“I wanted a perfect ending…
Now, I’ve learned the hard way that some poems
don’t rhyme, and some stories don’t have a clear
beginning, middle and end. Life is about not knowing,
having to change, taking the moment and
making the best of it,without knowing what’s going to happen next.
Delicious ambiguity.” Gilda Radner, 1946-1989
The braids in my hair were intertwined so tight that one strand would never unlink to unravel the whole. Every morning when I was in elementary school, the braiding of my hair was part of the morning ritual. In one hand I grasped the black comb, its teeth made small indents on the palm because I held it so tight, while the other hand held a glass of milk. I sat down on the floor and crossed my legs Indian style, while my Mother braided my hair. There were usually no words exchanged while she braided, the television did most of the conversing for us. As soon as she finished fastening the rubber band at the end of my braid, I grabbed my backpack and darted toward the door. My Mom walked with me on the sidewalk as I tried to step on every crack, counting each one before I reached the end of my street, Bosque Drive.
As I reflect on that memory today, I understand that in some way that walk to my elementary school became my point of reference and a reliable framework, my glance always fixated on that green Bosque Drive sign, a symbol of a beginning I didn’t understand until I was older. The ordinary filled my days, I woke up, went to school, played with my friends, ate dinner with my parents, harassed my little sister, and went to sleep. The same routine happened over and over again for so many years. The street sign always in my purview, no reason to interfere with this rhythm because it provided direction and happiness. There was a finite beginning and ending to my days because guidelines of my life was a task entrusted to my parents.

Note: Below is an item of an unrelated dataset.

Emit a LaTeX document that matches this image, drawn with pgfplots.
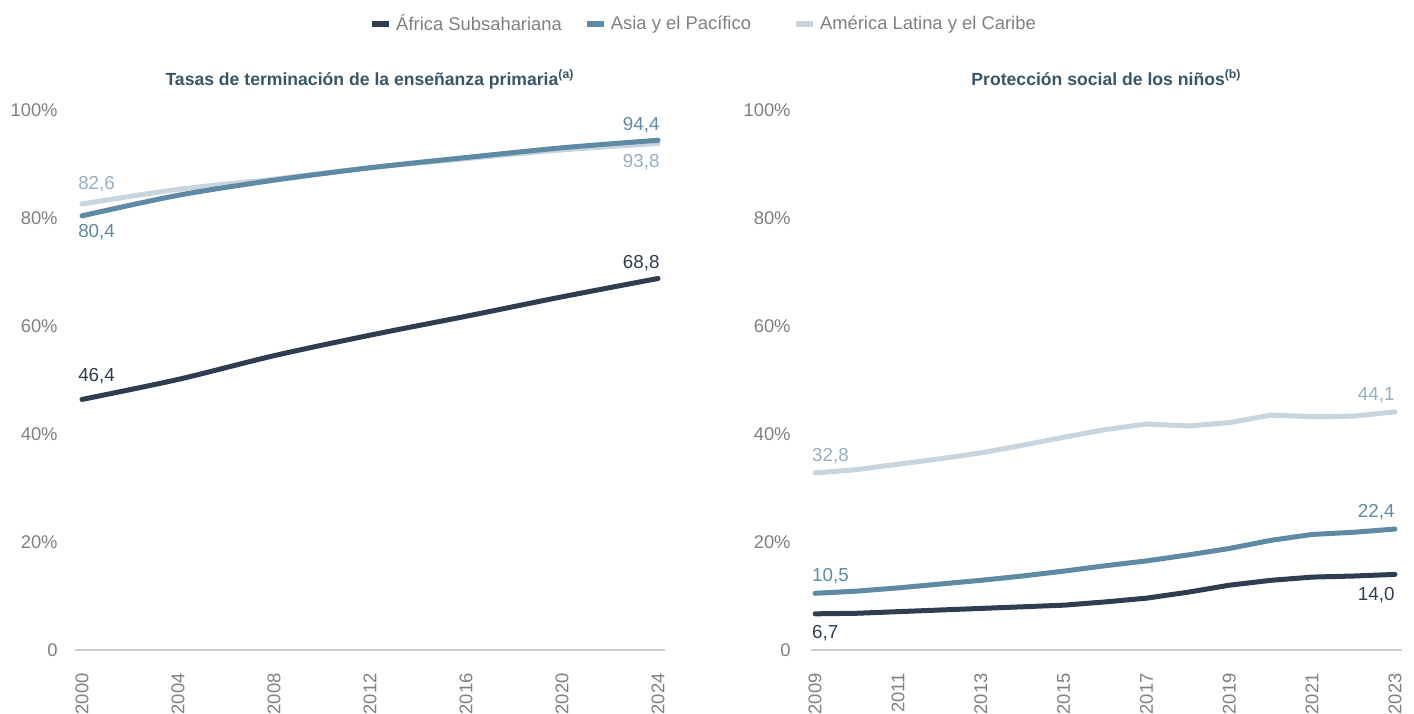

The thought of leaving that street, not visiting my childhood home on a regular basis became a source of discontent to me, especially when my husband and I decided to move to Arizona. The idea of living in a town, where everything was wholly unfamiliar, where I had no roots, where my parents or sister never lived, unravelled the braid I created in my head. I wouldn’t be walking on that sidewalk to my elementary school.
It’s the separating, the disengaging from the reality I held on to in my mind which unsettled me. Because in that unravelling lies ambiguity. My life, before moving to a new city, existed in beginnings and endings of milestones of any typical person’s life: childhood, college, marriage and having a baby. Now I’ve learned that in the unravelling, there isn’t a finite entry or exit, that there is a continuum. And the most important part of the living is done in the ambiguity. It’s what lies when the braid unravels and how you go on despite what you believe is a beginning or ending.
How do you feel about ambiguity? Does it bother you when you are not at a beginning or ending? What particular beginnings or endings are memorable for you or have made the most impact?